Le sujet, longtemps ignoré des autorités gouvernementales et des constructeurs automobiles, figurent plus que jamais à leur agenda. Tant mieux. Le problème posé par la capacité des personnes âgées à continuer à prendre le volant devient prioritaire. Ce qui me réjouit, car demain, je serai vieux et si on m’enlève mon permis, autant me mettre directement dans un trou!

Elle sera rassurée en consultant le dossier de notre collègue Sébastien Templier publié en page 23. Michel Willett, conseiller en sécurité routière à la Société de l’assurance automobile du Québec (SAAQ), est d’avis, lui aussi, que les accidents mortels concernent d’abord les 15–24 ans, de très loin les plus à risque.

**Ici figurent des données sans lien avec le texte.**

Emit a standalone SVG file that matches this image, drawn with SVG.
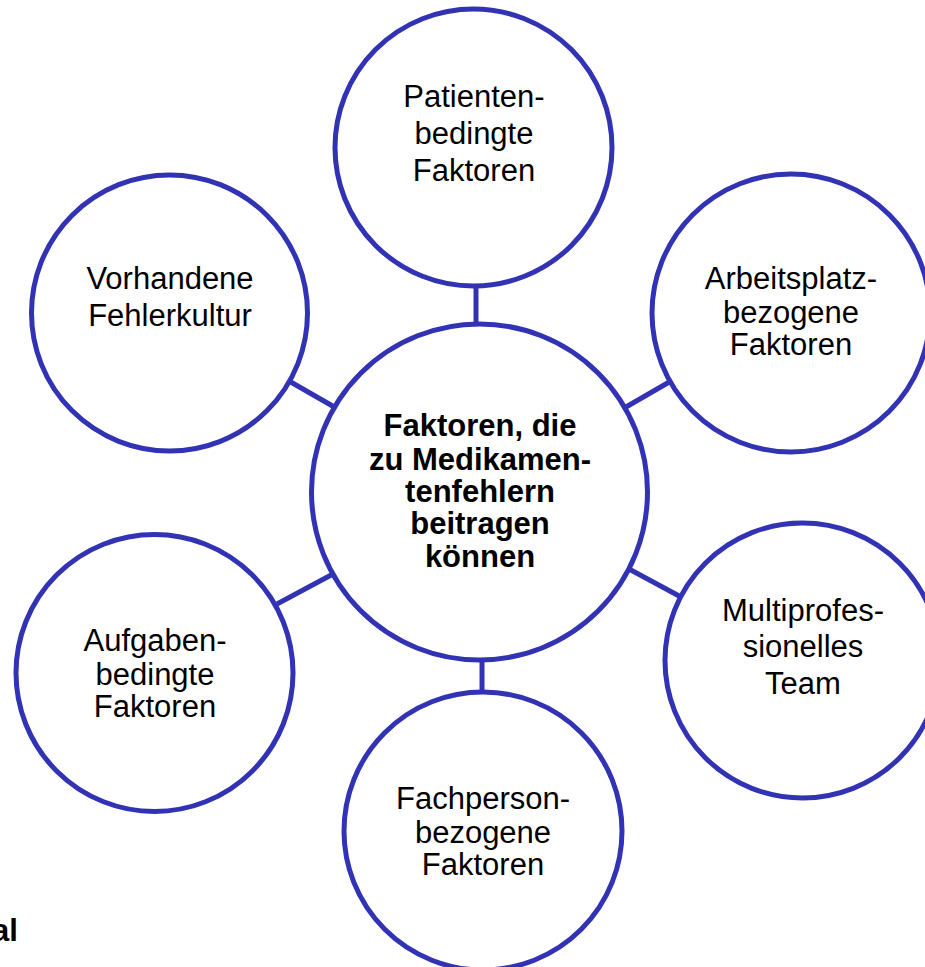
<svg xmlns="http://www.w3.org/2000/svg" width="925" height="967" viewBox="0 0 925 967">
<style>
.c{fill:#fff;stroke:#3232B4;stroke-width:5}
.e{stroke:#3232B4;stroke-width:5;fill:none}
text{font-family:"Liberation Sans",Arial,sans-serif;font-size:31px;fill:#000;text-anchor:middle}
.b{font-weight:bold}
</style>
<rect width="925" height="967" fill="#fff"/>
<g id="connectors">
<line class="e" x1="476" y1="285" x2="476" y2="325"/>
<line class="e" x1="289" y1="381" x2="336" y2="408"/>
<line class="e" x1="671" y1="381" x2="626" y2="407"/>
<line class="e" x1="277" y1="604" x2="333" y2="574"/>
<line class="e" x1="629" y1="569" x2="681" y2="597"/>
<line class="e" x1="482" y1="659" x2="482" y2="694"/>
</g>
<g id="center">
<circle class="c" cx="479.5" cy="492" r="168"/>
<text class="b" x="480" y="436">Faktoren, die</text>
<text class="b" x="480" y="470">zu Medikamen-</text>
<text class="b" x="480" y="502">tenfehlern</text>
<text class="b" x="480" y="534">beitragen</text>
<text class="b" x="480" y="567">können</text>
</g>
<g id="patient">
<circle class="c" cx="473.5" cy="147.5" r="138.5"/>
<text x="474" y="107">Patienten-</text>
<text x="474" y="144">bedingte</text>
<text x="474" y="181">Faktoren</text>
</g>
<g id="fehlerkultur">
<circle class="c" cx="169.5" cy="313" r="138"/>
<text x="170" y="289">Vorhandene</text>
<text x="170" y="326">Fehlerkultur</text>
</g>
<g id="arbeitsplatz">
<circle class="c" cx="791" cy="313" r="139"/>
<text x="791" y="289">Arbeitsplatz-</text>
<text x="791" y="323">bezogene</text>
<text x="791" y="355">Faktoren</text>
</g>
<g id="aufgaben">
<circle class="c" cx="154.5" cy="673" r="138.5"/>
<text x="155" y="651">Aufgaben-</text>
<text x="155" y="685">bedingte</text>
<text x="155" y="717">Faktoren</text>
</g>
<g id="team">
<circle class="c" cx="802.5" cy="660.5" r="137.5"/>
<text x="803" y="621">Multiprofes-</text>
<text x="803" y="657">sionelles</text>
<text x="803" y="694">Team</text>
</g>
<g id="fachperson">
<circle class="c" cx="483" cy="831" r="139"/>
<text x="483" y="809">Fachperson-</text>
<text x="483" y="843">bezogene</text>
<text x="483" y="875">Faktoren</text>
</g>
<text class="b" x="-8" y="941" style="text-anchor:start">al</text>
</svg>
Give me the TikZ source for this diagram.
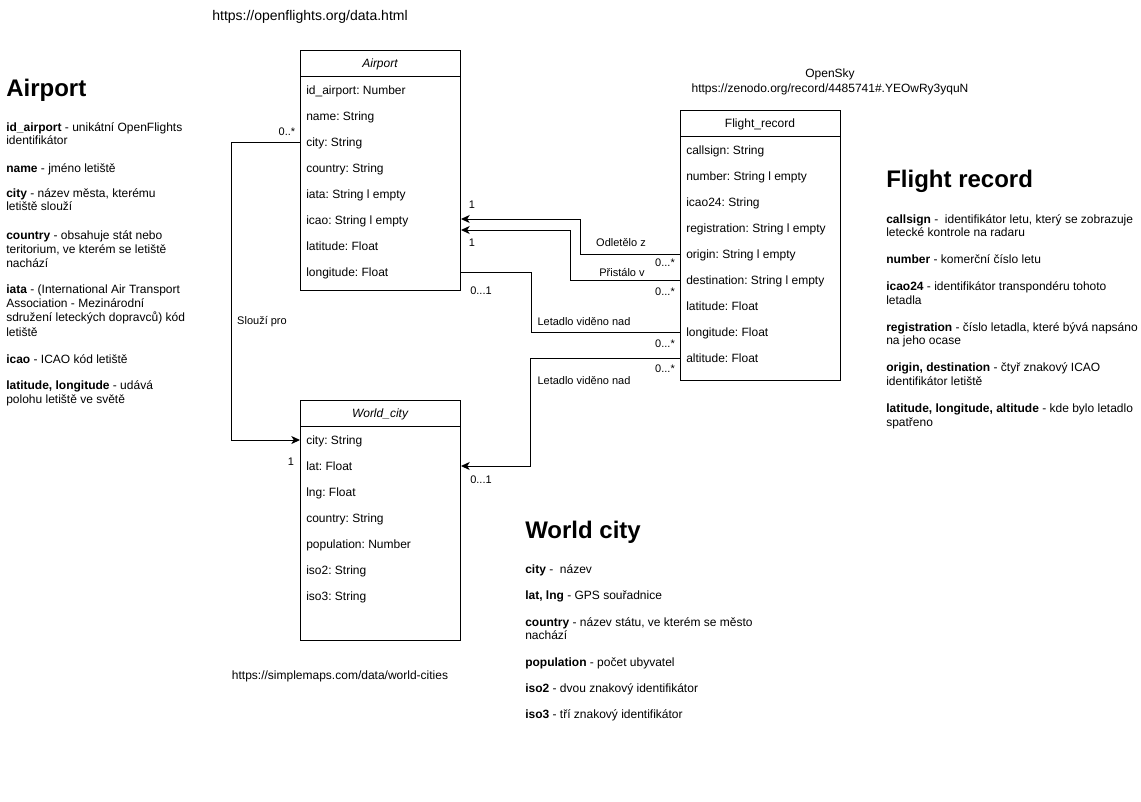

À bicyclette, à scooter, à moto ou en voiture, la route tue d’abord des jeunes. Le vieillissement de la population risque toutefois de modifier cette statistique à moyen et long terme. Les personnes âgées, elles, font souvent les mêmes trajets et ont peur de changer d’itinéraires. Quand elles sont perdues, c’est là qu’elles commettent des fautes. Les aînés ont moins d’accidents de circulation que les jeunes. Mais lorsqu’ils sont impliqués dans un carambolage, c’est plus grave. En général, ce ne sont pas des chocs frontaux, parce qu’ils ne prennent pas de risques pour dépasser. Les collisions ont plutôt lieu lors des changements de direction, parce qu’ils prennent la décision trop rapidement, qu’ils sont moins mobiles et regardent moins autour d’eux. Les jeunes conducteurs se tuent le plus souvent le week-end, la nuit, sur une courbe et sans accrocher d’autre véhicule.

D’où vient alors la méfiance qui fait des aînés au volant de vrais dangers publics? Celle-ci est en effet bien ancrée dans la plupart des pays industrialisés. Canada compris. Sans doute, faut-il reconnaître que l’aptitude à conduire est bel et bien diminuée par les effets du vieillissement physiologique. Dès 50 ans, l’acuité visuelle diminue, le champ visuel rétrécit, la luminosité, les contrastes et les couleurs se modifient. En même temps, la qualité de l’ouïe (le deuxième sens le plus sollicité par la conduite automobile) faiblit, les réflexes sont ralentis, des maladies surviennent. Un syndrome d’Alzheimer dans une phase précoce non diagnostiquée peut avoir des conséquences désastreuses. En outre, certains médicaments qui accompagnent les petits maux du vieillissement peuvent induire des risques.

Au-delà de ces considérations, les conditions de la conduite automobile ne cessent de changer. Les conditions de circulation ont évolué. Il y a plus de circulation sur les routes, de plus en plus d’autoroutes, des sens giratoires... Ces modifications ne sont pas toujours bien intégrées par les conducteurs âgés.

Au XXIe siècle, une personne âgée de 70 ans ne peut plus être considérée comme vieille. Elle vit pleinement et conduit sa voiture de plus en plus souvent. Il est impossible de nier qu’avec l’âge, le risque d’accident augmente. Le problème est que la définition de personne âgée devient de plus en plus difficile à établir. Ne sommes-nous pas tous inégaux devant l’âge?

Dans la jungle de la circulation routière, on peut faire toutes sortes de mauvaises rencontres: des jeunes gens imbibés au dernier degré, des retraités myopes comme des taupes ou des quadragénaires psychotiques persuadés que Dieu conduit à leur place.

«Il ne manquerait plus qu’on m’empêche de conduire ma voiture du fait de mon âge!» s’indigne Alma, 86 ans, qui ne saurait se passer de sa Chrysler New Yorker, une marque à laquelle elle est fidèle depuis toujours. Cette automobile est la garantie de son autonomie, autant que de sa liberté de femme. Alma a obtenu son permis à une époque où l’homme au volant était roi. Et elle ne pense pas être plus dangereuse que les jeunes gens qu’elle croise entre Valleyfield et Saint-Lazare, où elle se rend une fois par semaine. Surtout le samedi soir, lorsqu’ils sortent éméchés des bars, précise-t-elle.